→ **Provided entries**
|---|

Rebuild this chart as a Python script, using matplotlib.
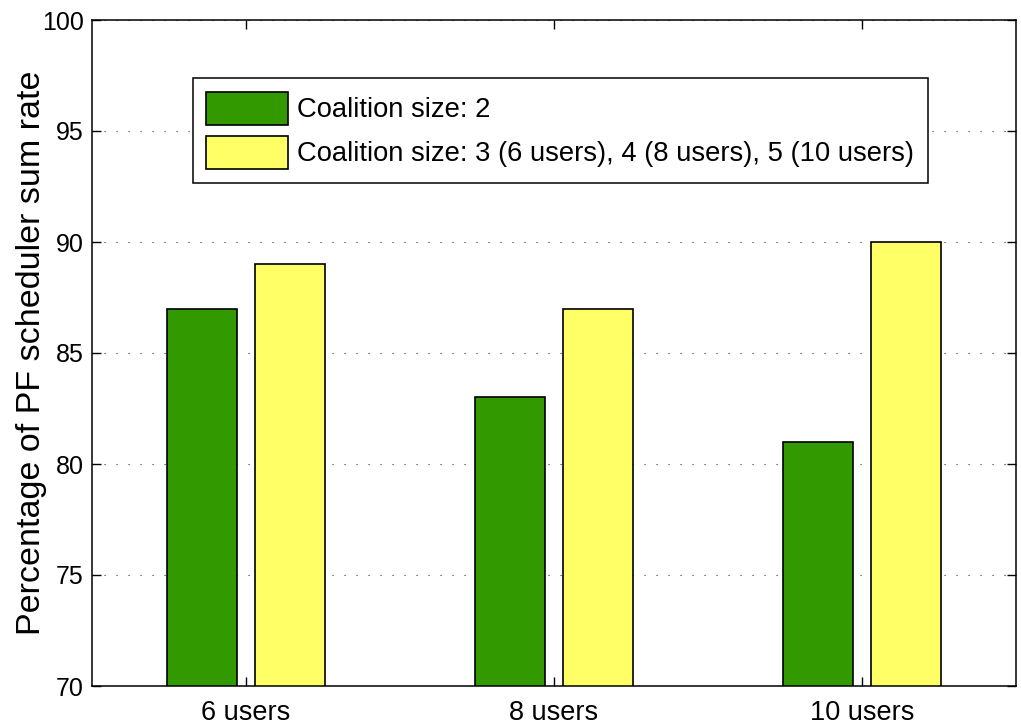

|---|

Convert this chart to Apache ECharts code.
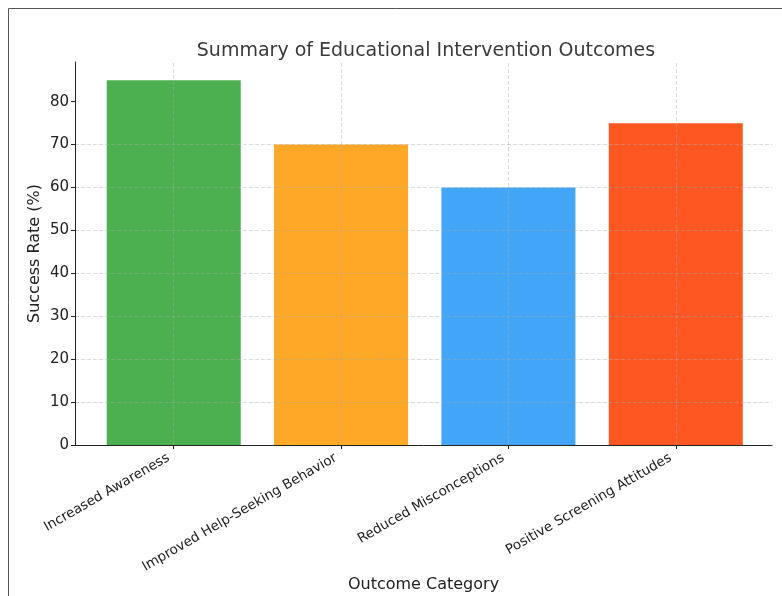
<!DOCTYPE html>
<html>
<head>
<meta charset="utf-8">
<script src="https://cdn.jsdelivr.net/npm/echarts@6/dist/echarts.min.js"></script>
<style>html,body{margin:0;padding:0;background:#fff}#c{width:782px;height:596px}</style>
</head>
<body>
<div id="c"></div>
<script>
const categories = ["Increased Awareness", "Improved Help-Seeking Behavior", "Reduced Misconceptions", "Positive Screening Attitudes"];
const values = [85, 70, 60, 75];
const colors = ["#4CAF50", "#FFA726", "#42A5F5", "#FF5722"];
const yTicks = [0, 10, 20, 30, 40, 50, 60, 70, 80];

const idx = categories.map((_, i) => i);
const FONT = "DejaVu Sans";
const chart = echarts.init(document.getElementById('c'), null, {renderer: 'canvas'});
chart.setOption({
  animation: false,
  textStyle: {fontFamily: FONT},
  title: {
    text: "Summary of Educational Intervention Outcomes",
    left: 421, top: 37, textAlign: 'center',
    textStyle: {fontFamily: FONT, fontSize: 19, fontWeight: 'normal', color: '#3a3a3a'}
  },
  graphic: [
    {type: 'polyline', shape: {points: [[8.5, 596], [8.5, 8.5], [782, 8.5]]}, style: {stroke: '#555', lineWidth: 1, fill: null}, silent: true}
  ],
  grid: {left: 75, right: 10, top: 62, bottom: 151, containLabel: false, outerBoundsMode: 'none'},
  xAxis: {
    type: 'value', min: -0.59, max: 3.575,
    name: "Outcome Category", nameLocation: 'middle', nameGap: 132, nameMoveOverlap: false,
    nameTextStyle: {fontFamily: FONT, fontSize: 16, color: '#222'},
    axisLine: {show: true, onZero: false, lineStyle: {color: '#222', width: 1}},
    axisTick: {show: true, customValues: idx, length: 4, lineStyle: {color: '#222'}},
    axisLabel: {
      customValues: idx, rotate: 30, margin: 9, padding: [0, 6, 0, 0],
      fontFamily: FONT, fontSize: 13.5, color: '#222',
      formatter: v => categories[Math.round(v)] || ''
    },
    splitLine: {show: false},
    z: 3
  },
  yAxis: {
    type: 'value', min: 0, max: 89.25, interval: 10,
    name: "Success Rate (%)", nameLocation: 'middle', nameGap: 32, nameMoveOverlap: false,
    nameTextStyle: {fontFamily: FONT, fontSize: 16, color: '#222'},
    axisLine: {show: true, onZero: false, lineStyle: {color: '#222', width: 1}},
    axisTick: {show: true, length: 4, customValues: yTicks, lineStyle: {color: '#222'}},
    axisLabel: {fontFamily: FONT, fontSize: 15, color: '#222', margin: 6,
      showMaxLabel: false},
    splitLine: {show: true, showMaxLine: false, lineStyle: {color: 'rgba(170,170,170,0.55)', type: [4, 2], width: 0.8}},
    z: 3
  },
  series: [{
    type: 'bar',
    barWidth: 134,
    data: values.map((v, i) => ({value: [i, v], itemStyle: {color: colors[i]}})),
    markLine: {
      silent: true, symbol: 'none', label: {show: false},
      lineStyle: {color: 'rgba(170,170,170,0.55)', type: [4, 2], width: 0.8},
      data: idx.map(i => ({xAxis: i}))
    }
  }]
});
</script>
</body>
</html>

|---|

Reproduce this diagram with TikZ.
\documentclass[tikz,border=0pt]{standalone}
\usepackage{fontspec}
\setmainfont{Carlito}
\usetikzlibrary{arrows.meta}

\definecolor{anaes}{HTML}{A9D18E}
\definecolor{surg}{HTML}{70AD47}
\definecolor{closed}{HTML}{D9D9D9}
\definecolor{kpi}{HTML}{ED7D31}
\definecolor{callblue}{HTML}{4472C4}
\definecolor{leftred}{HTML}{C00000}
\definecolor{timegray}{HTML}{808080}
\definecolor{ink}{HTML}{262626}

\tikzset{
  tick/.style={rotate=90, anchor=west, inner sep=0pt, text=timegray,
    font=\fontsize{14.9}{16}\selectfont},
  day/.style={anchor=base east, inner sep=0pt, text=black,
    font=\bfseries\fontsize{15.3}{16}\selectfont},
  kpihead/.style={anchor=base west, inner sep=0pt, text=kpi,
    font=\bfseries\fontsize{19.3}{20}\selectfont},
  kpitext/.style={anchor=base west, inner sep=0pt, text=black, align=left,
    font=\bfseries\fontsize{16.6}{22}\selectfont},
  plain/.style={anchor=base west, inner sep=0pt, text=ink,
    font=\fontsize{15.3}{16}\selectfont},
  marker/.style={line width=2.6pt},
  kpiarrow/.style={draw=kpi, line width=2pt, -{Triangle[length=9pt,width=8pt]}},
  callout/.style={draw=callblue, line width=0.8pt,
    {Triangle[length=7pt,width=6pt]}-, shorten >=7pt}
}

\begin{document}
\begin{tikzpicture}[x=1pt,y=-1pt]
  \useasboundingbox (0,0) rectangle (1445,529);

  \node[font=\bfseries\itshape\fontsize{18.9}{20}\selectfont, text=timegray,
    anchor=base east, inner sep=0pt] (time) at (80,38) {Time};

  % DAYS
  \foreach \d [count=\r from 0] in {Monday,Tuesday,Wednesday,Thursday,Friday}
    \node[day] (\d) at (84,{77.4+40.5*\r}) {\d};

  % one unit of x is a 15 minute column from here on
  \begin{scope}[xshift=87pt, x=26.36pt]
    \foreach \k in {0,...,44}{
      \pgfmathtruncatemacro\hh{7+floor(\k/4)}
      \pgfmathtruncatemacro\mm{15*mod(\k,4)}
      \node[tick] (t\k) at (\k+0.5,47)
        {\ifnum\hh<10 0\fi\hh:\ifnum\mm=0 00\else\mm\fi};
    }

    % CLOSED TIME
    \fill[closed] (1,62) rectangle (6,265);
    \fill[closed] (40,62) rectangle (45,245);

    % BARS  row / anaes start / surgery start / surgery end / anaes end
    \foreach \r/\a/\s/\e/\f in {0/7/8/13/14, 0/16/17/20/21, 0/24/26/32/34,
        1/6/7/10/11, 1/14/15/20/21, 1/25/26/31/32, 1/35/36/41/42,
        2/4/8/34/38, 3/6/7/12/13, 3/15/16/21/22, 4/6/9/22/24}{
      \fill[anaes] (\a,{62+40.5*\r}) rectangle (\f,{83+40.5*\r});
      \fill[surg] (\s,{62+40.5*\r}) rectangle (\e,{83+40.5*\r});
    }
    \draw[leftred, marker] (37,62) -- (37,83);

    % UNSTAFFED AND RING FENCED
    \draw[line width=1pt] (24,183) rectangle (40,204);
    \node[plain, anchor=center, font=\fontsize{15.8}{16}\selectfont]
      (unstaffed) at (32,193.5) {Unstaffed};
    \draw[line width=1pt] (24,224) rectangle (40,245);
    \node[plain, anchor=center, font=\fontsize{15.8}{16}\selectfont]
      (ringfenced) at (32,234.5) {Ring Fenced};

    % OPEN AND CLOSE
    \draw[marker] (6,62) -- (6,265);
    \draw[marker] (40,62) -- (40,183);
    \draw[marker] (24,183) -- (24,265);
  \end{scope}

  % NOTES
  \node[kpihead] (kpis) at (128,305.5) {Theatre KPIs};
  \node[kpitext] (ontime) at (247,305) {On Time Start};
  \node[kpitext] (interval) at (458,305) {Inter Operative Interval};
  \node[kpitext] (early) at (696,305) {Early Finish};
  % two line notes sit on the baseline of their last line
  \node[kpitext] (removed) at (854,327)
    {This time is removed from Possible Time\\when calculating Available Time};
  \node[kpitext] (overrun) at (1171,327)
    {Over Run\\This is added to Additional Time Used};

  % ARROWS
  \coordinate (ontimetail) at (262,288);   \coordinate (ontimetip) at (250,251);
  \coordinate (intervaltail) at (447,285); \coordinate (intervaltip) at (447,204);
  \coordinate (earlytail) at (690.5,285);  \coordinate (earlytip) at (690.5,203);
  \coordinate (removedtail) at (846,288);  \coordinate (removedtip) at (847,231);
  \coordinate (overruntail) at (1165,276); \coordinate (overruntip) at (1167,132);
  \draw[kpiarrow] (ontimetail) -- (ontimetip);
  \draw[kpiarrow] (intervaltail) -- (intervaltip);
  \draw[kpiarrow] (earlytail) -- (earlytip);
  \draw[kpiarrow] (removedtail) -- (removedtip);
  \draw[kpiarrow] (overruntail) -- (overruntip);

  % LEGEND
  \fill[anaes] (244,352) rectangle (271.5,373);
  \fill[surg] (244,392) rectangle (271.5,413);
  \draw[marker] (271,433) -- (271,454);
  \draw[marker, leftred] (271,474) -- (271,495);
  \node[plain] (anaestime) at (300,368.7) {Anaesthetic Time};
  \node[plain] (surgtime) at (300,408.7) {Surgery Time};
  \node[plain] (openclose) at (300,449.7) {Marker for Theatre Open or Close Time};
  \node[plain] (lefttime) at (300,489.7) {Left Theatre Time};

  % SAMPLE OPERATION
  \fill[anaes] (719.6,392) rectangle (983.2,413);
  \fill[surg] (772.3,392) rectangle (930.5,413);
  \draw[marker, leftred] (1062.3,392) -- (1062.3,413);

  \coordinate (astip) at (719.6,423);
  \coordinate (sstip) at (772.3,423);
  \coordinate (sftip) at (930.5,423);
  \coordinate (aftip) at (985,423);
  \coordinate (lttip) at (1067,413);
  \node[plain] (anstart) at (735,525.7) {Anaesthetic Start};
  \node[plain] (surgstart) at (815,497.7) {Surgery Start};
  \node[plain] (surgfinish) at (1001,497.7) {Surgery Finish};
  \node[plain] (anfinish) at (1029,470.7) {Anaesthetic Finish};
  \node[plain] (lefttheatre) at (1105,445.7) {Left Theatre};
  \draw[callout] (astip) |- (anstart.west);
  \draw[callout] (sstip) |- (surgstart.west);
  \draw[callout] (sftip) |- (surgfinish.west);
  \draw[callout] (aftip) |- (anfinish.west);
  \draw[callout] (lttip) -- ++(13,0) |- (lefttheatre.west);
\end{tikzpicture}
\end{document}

|---|

→ **Given instruction**
Each line of the material above either contains the word "script" or does not; state how many do, and nothing else.

→ **Response to the task**
4